Researchers analyzed two corroded objects from the Treasure of Villena — a torc‑like bracelet and a hollow, gold‑trimmed hemisphere — and found elevated nickel levels consistent with meteoritic iron. Mass spectrometry of micro‑samples suggests both pieces were made around 1400–1200 BCE, contemporary with the hoard, resolving a longstanding dating puzzle. Authors say these may be the first meteoritic iron artifacts identified in the Iberian Peninsula, but recommend non‑invasive follow‑up analyses to confirm the find.

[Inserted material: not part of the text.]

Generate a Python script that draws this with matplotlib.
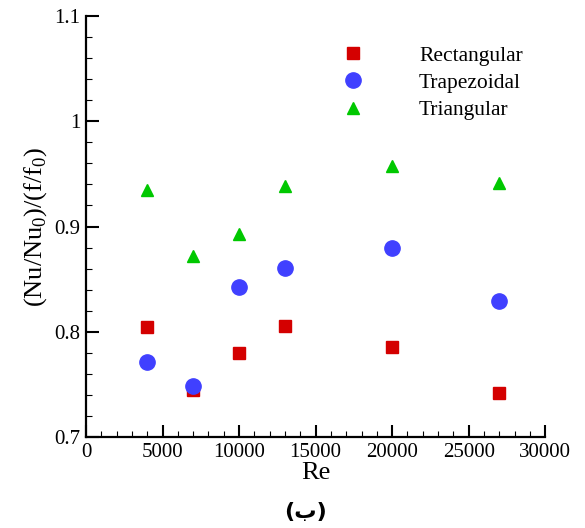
import matplotlib
matplotlib.use("Agg")
import matplotlib.pyplot as plt
from matplotlib.ticker import MultipleLocator

re_vals = [4000, 7000, 10000, 13000, 20000, 27000]
rect = [0.805, 0.745, 0.780, 0.806, 0.786, 0.742]
trap = [0.771, 0.749, 0.843, 0.861, 0.880, 0.829]
tri = [0.935, 0.872, 0.893, 0.938, 0.957, 0.941]
x_ticks = [0, 5000, 10000, 15000, 20000, 25000, 30000]
y_ticks = [0.7, 0.8, 0.9, 1.0, 1.1]
y_tick_labels = ["0.7", "0.8", "0.9", "1", "1.1"]

plt.rcParams['font.family'] = ['Liberation Serif', 'DejaVu Serif']
plt.rcParams['mathtext.fontset'] = 'custom'
plt.rcParams['mathtext.rm'] = 'Liberation Serif'

fig = plt.figure(figsize=(5.85, 5.28), dpi=100)
ax = fig.add_axes([0.147, 0.172, 0.785, 0.798])

ax.plot(re_vals, rect, linestyle='none', marker='s', markersize=8, color='#d40000', label='Rectangular')
ax.plot(re_vals, trap, linestyle='none', marker='o', markersize=11, color='#4040ff', label='Trapezoidal')
ax.plot(re_vals, tri, linestyle='none', marker='^', markersize=9, color='#00c800', label='Triangular')

ax.set_xlim(0, 30000)
ax.set_ylim(0.7, 1.1)
ax.set_xticks(x_ticks)
ax.set_xticklabels([str(v) for v in x_ticks])
ax.set_yticks(y_ticks)
ax.set_yticklabels(y_tick_labels)
ax.xaxis.set_minor_locator(MultipleLocator(1000))
ax.yaxis.set_minor_locator(MultipleLocator(0.02))
ax.tick_params(which='major', direction='in', length=9, width=1.5, labelsize=15, pad=4)
ax.tick_params(which='minor', direction='in', length=4.5, width=0.8)
for s in ['top', 'right']:
    ax.spines[s].set_visible(False)
for s in ['left', 'bottom']:
    ax.spines[s].set_linewidth(1.6)

ax.set_xlabel('Re', fontsize=19, labelpad=0)
ax.set_ylabel(r'(Nu/Nu$_0$)/(f/f$_0$)', fontsize=19, labelpad=4)

leg = ax.legend(loc='upper left', bbox_to_anchor=(0.505, 0.975), frameon=False,
                fontsize=15.5, handletextpad=2.3, labelspacing=0.33, handlelength=1.5)

fig.text(0.522, 0.012, '(ب)', fontsize=16, fontweight='bold', family=['DejaVu Sans'],
         ha='center', va='bottom')

fig.savefig('out.png', dpi=100)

Meteorite Iron Identified in Two Late Bronze Age Pieces From the Treasure of Villena

Among the glittering gold of the Treasure of Villena, two heavily corroded items may be the hoard's most extraordinary finds. Researchers report that a dull, torc‑like bracelet and a rusted hollow hemisphere trimmed with gold were fashioned not from terrestrial iron but from meteoritic iron.
The study, led by Salvador Rovira‑Llorens, the now‑retired head of conservation at Spain's National Archaeological Museum, was published in 2024 in the journal Trabajos de Prehistoria. The Treasure of Villena — a hoard of 66 mostly gold objects discovered in 1963 near Villena (Alicante) — is considered one of the most important examples of Bronze Age goldsmithing in the Iberian Peninsula and across Europe.
Two objects have long stood out: a small hollow hemisphere, probably a cap for a scepter or sword hilt, and a single bracelet resembling a torc. Both display a strongly "ferrous" appearance — corrosion and surface features that suggest iron rather than gold or bronze — which posed a chronological puzzle because the hoard's gold is dated to roughly 1500–1200 BCE, whereas the Iberian Iron Age began much later, around 850 BCE.
Earthly iron is not the only source of usable iron: ancient smiths occasionally worked iron from meteorites, which is typically richer in nickel than crustal iron. To test whether the Villena pieces came from meteorites, the research team obtained permission from the Municipal Archaeological Museum of Villena to take careful micro‑samples of both objects and analyze them by mass spectrometry.
Despite severe corrosion — which can alter surface chemistry and complicate measurements — the elemental analyses revealed elevated nickel consistent with meteoritic iron. The results strongly suggest that both the hollow cap and the bracelet were manufactured from meteoritic material, indicating they were contemporary with the rest of the hoard and likely date to about 1400–1200 BCE.
"The available data suggest that the cap and bracelet from the Treasure of Villena would currently be the first two pieces attributable to meteoritic iron in the Iberian Peninsula," the authors write — a conclusion compatible with a Late Bronze Age chronology, before widespread terrestrial ironworking.
The team notes that because corrosion is extensive, the evidence is persuasive but not definitive. They recommend follow‑up studies using modern, non‑invasive techniques — for example, portable X‑ray fluorescence (pXRF), micro‑computed tomography (micro‑CT), neutron tomography, or synchrotron‑based methods — to obtain more detailed compositional and structural data without further sampling.
If confirmed, the Villena finds would add to a small but important set of pre‑Iron Age meteoritic iron artifacts, such as the famous meteoritic dagger from the tomb of Pharaoh Tutankhamun, and would expand our understanding of Bronze Age metalworking and the value placed on extraterrestrial materials.